» **Stated problem**: Would you transcribe the listing that follows, character for character, and omit its images?

************

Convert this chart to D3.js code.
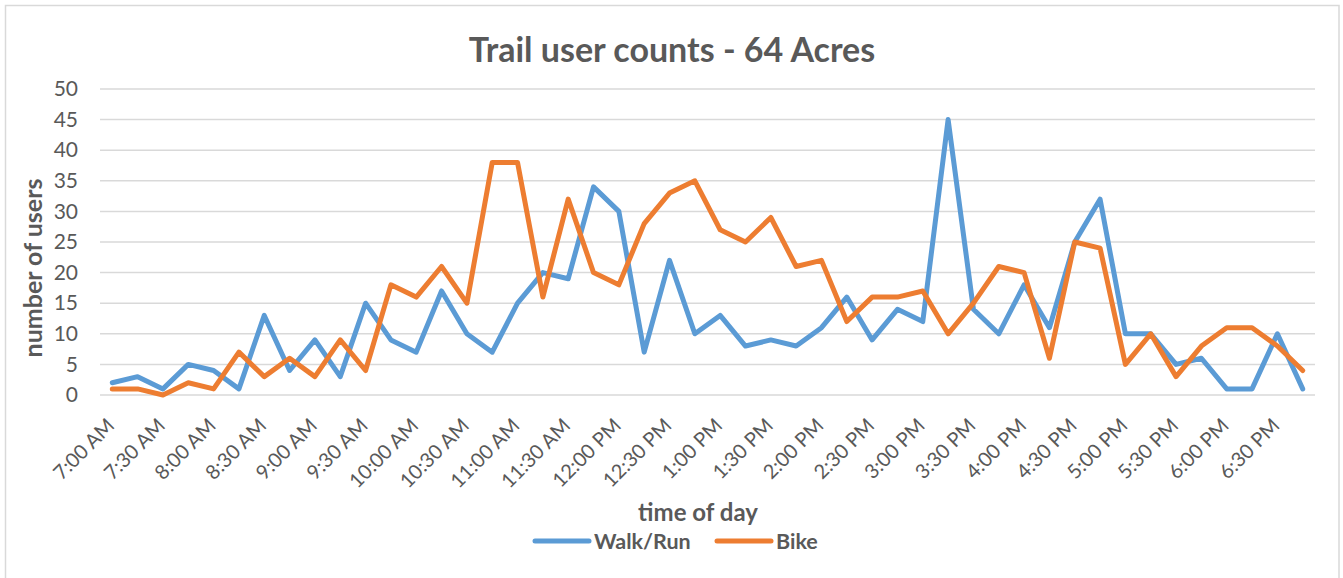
<!DOCTYPE html>
<html>
<head>
<meta charset="utf-8">
<script src="https://cdn.jsdelivr.net/npm/d3@7"></script>
<style>
body { margin: 0; background: #fff; }
svg { display: block; font-family: Lato, "Open Sans", sans-serif; }
</style>
</head>
<body>
<svg width="1343" height="578"></svg>
<script>
// 15 minute slots, 7:00 AM .. 6:45 PM
var times = ["7:00 AM","7:15 AM","7:30 AM","7:45 AM","8:00 AM","8:15 AM","8:30 AM","8:45 AM",
  "9:00 AM","9:15 AM","9:30 AM","9:45 AM","10:00 AM","10:15 AM","10:30 AM","10:45 AM",
  "11:00 AM","11:15 AM","11:30 AM","11:45 AM","12:00 PM","12:15 PM","12:30 PM","12:45 PM",
  "1:00 PM","1:15 PM","1:30 PM","1:45 PM","2:00 PM","2:15 PM","2:30 PM","2:45 PM",
  "3:00 PM","3:15 PM","3:30 PM","3:45 PM","4:00 PM","4:15 PM","4:30 PM","4:45 PM",
  "5:00 PM","5:15 PM","5:30 PM","5:45 PM","6:00 PM","6:15 PM","6:30 PM","6:45 PM"];
var walkRun = [2,3,1,5,4,1,13,4,9,3,15,9,7,17,10,7,15,20,19,34,30,7,22,10,
  13,8,9,8,11,16,9,14,12,45,14,10,18,11,25,32,10,10,5,6,1,1,10,1];
var bike = [1,1,0,2,1,7,3,6,3,9,4,18,16,21,15,38,38,16,32,20,18,28,33,35,
  27,25,29,21,22,12,16,16,17,10,15,21,20,6,25,24,5,10,3,8,11,11,8,4];
var yTicks = [0,5,10,15,20,25,30,35,40,45,50];

var svg = d3.select("svg");
var textColor = "#595959";

// chart area border
svg.append("rect").attr("x", 5.5).attr("y", 5.5).attr("width", 1333.5).attr("height", 600)
  .attr("fill", "none").attr("stroke", "#d9d9d9").attr("stroke-width", 1.5);

var xScale = d3.scalePoint().domain(times).range([112.3, 1302.7]);
var yScale = d3.scaleLinear().domain([0, 50]).range([395, 89]);

// gridlines
svg.append("g").selectAll("line").data(yTicks).enter().append("line")
  .attr("x1", 100).attr("x2", 1315)
  .attr("y1", function(d){return yScale(d)}).attr("y2", function(d){return yScale(d)})
  .attr("stroke", "#d9d9d9").attr("stroke-width", 1.5);

// y axis labels
var yAxis = d3.axisLeft(yScale).tickValues(yTicks).tickSize(0).tickPadding(0);
var yG = svg.append("g").attr("transform", "translate(78,0)").call(yAxis);
yG.select(".domain").remove();
yG.selectAll("text").attr("fill", textColor).style("font-size", "21px").style("font-family", "Lato, sans-serif");

// x axis labels every 30 minutes
var xLabels = times.filter(function(d, i){return i % 2 == 0});
var xAxis = d3.axisBottom(xScale).tickValues(xLabels).tickSize(0).tickPadding(0);
var xG = svg.append("g").attr("transform", "translate(0,395)").call(xAxis);
xG.select(".domain").remove();
xG.selectAll("text")
  .attr("fill", textColor).style("font-size", "20px").style("font-family", "Lato, sans-serif")
  .attr("text-anchor", "end").attr("dy", "0.35em").attr("y", 0)
  .attr("transform", "translate(-2,27) rotate(-45)");

// lines
var line = d3.line()
  .x(function(d, i){return xScale(times[i])})
  .y(function(d){return yScale(d)});

svg.append("path").datum(walkRun).attr("d", line)
  .attr("fill", "none").attr("stroke", "#5b9bd5").attr("stroke-width", 5).attr("stroke-linejoin", "round").attr("stroke-linecap", "round");
svg.append("path").datum(bike).attr("d", line)
  .attr("fill", "none").attr("stroke", "#ed7d31").attr("stroke-width", 5).attr("stroke-linejoin", "round").attr("stroke-linecap", "round");

// title
svg.append("text").attr("x", 672).attr("y", 62).attr("text-anchor", "middle")
  .attr("fill", textColor).style("font-size", "34px").style("font-weight", "bold")
  .text("Trail user counts - 64 Acres");

// axis titles
svg.append("text").attr("transform", "translate(42,268) rotate(-90)").attr("text-anchor", "middle")
  .attr("fill", textColor).style("font-size", "25px").style("font-weight", "bold")
  .text("number of users");
svg.append("text").attr("x", 698).attr("y", 521).attr("text-anchor", "middle")
  .attr("fill", textColor).style("font-size", "24px").style("font-weight", "bold")
  .text("time of day");

// legend
var legend = [{name: "Walk/Run", color: "#5b9bd5", x: 535}, {name: "Bike", color: "#ed7d31", x: 717}];
var lg = svg.append("g").selectAll("g").data(legend).enter().append("g")
  .attr("transform", function(d){return "translate(" + d.x + ",541)"});
lg.append("line").attr("x1", 0).attr("x2", 54).attr("stroke", function(d){return d.color})
  .attr("stroke-width", 5).attr("stroke-linecap", "round");
lg.append("text").attr("x", 59).attr("y", 8).attr("fill", textColor)
  .style("font-size", "21.5px").style("font-weight", "bold").text(function(d){return d.name});
</script>
</body>
</html>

************

» **Response for this exercise**:
Convert this chart to D3.js code.
<!DOCTYPE html>
<html>
<head>
<meta charset="utf-8">
<script src="https://cdn.jsdelivr.net/npm/d3@7"></script>
<style>
body { margin: 0; background: #fff; }
svg { display: block; font-family: Lato, "Open Sans", sans-serif; }
</style>
</head>
<body>
<svg width="1343" height="578"></svg>
<script>
// 15 minute slots, 7:00 AM .. 6:45 PM
var times = ["7:00 AM","7:15 AM","7:30 AM","7:45 AM","8:00 AM","8:15 AM","8:30 AM","8:45 AM",
  "9:00 AM","9:15 AM","9:30 AM","9:45 AM","10:00 AM","10:15 AM","10:30 AM","10:45 AM",
  "11:00 AM","11:15 AM","11:30 AM","11:45 AM","12:00 PM","12:15 PM","12:30 PM","12:45 PM",
  "1:00 PM","1:15 PM","1:30 PM","1:45 PM","2:00 PM","2:15 PM","2:30 PM","2:45 PM",
  "3:00 PM","3:15 PM","3:30 PM","3:45 PM","4:00 PM","4:15 PM","4:30 PM","4:45 PM",
  "5:00 PM","5:15 PM","5:30 PM","5:45 PM","6:00 PM","6:15 PM","6:30 PM","6:45 PM"];
var walkRun = [2,3,1,5,4,1,13,4,9,3,15,9,7,17,10,7,15,20,19,34,30,7,22,10,
  13,8,9,8,11,16,9,14,12,45,14,10,18,11,25,32,10,10,5,6,1,1,10,1];
var bike = [1,1,0,2,1,7,3,6,3,9,4,18,16,21,15,38,38,16,32,20,18,28,33,35,
  27,25,29,21,22,12,16,16,17,10,15,21,20,6,25,24,5,10,3,8,11,11,8,4];
var yTicks = [0,5,10,15,20,25,30,35,40,45,50];

var svg = d3.select("svg");
var textColor = "#595959";

// chart area border
svg.append("rect").attr("x", 5.5).attr("y", 5.5).attr("width", 1333.5).attr("height", 600)
  .attr("fill", "none").attr("stroke", "#d9d9d9").attr("stroke-width", 1.5);

var xScale = d3.scalePoint().domain(times).range([112.3, 1302.7]);
var yScale = d3.scaleLinear().domain([0, 50]).range([395, 89]);

// gridlines
svg.append("g").selectAll("line").data(yTicks).enter().append("line")
  .attr("x1", 100).attr("x2", 1315)
  .attr("y1", function(d){return yScale(d)}).attr("y2", function(d){return yScale(d)})
  .attr("stroke", "#d9d9d9").attr("stroke-width", 1.5);

// y axis labels
var yAxis = d3.axisLeft(yScale).tickValues(yTicks).tickSize(0).tickPadding(0);
var yG = svg.append("g").attr("transform", "translate(78,0)").call(yAxis);
yG.select(".domain").remove();
yG.selectAll("text").attr("fill", textColor).style("font-size", "21px").style("font-family", "Lato, sans-serif");

// x axis labels every 30 minutes
var xLabels = times.filter(function(d, i){return i % 2 == 0});
var xAxis = d3.axisBottom(xScale).tickValues(xLabels).tickSize(0).tickPadding(0);
var xG = svg.append("g").attr("transform", "translate(0,395)").call(xAxis);
xG.select(".domain").remove();
xG.selectAll("text")
  .attr("fill", textColor).style("font-size", "20px").style("font-family", "Lato, sans-serif")
  .attr("text-anchor", "end").attr("dy", "0.35em").attr("y", 0)
  .attr("transform", "translate(-2,27) rotate(-45)");

// lines
var line = d3.line()
  .x(function(d, i){return xScale(times[i])})
  .y(function(d){return yScale(d)});

svg.append("path").datum(walkRun).attr("d", line)
  .attr("fill", "none").attr("stroke", "#5b9bd5").attr("stroke-width", 5).attr("stroke-linejoin", "round").attr("stroke-linecap", "round");
svg.append("path").datum(bike).attr("d", line)
  .attr("fill", "none").attr("stroke", "#ed7d31").attr("stroke-width", 5).attr("stroke-linejoin", "round").attr("stroke-linecap", "round");

// title
svg.append("text").attr("x", 672).attr("y", 62).attr("text-anchor", "middle")
  .attr("fill", textColor).style("font-size", "34px").style("font-weight", "bold")
  .text("Trail user counts - 64 Acres");

// axis titles
svg.append("text").attr("transform", "translate(42,268) rotate(-90)").attr("text-anchor", "middle")
  .attr("fill", textColor).style("font-size", "25px").style("font-weight", "bold")
  .text("number of users");
svg.append("text").attr("x", 698).attr("y", 521).attr("text-anchor", "middle")
  .attr("fill", textColor).style("font-size", "24px").style("font-weight", "bold")
  .text("time of day");

// legend
var legend = [{name: "Walk/Run", color: "#5b9bd5", x: 535}, {name: "Bike", color: "#ed7d31", x: 717}];
var lg = svg.append("g").selectAll("g").data(legend).enter().append("g")
  .attr("transform", function(d){return "translate(" + d.x + ",541)"});
lg.append("line").attr("x1", 0).attr("x2", 54).attr("stroke", function(d){return d.color})
  .attr("stroke-width", 5).attr("stroke-linecap", "round");
lg.append("text").attr("x", 59).attr("y", 8).attr("fill", textColor)
  .style("font-size", "21.5px").style("font-weight", "bold").text(function(d){return d.name});
</script>
</body>
</html>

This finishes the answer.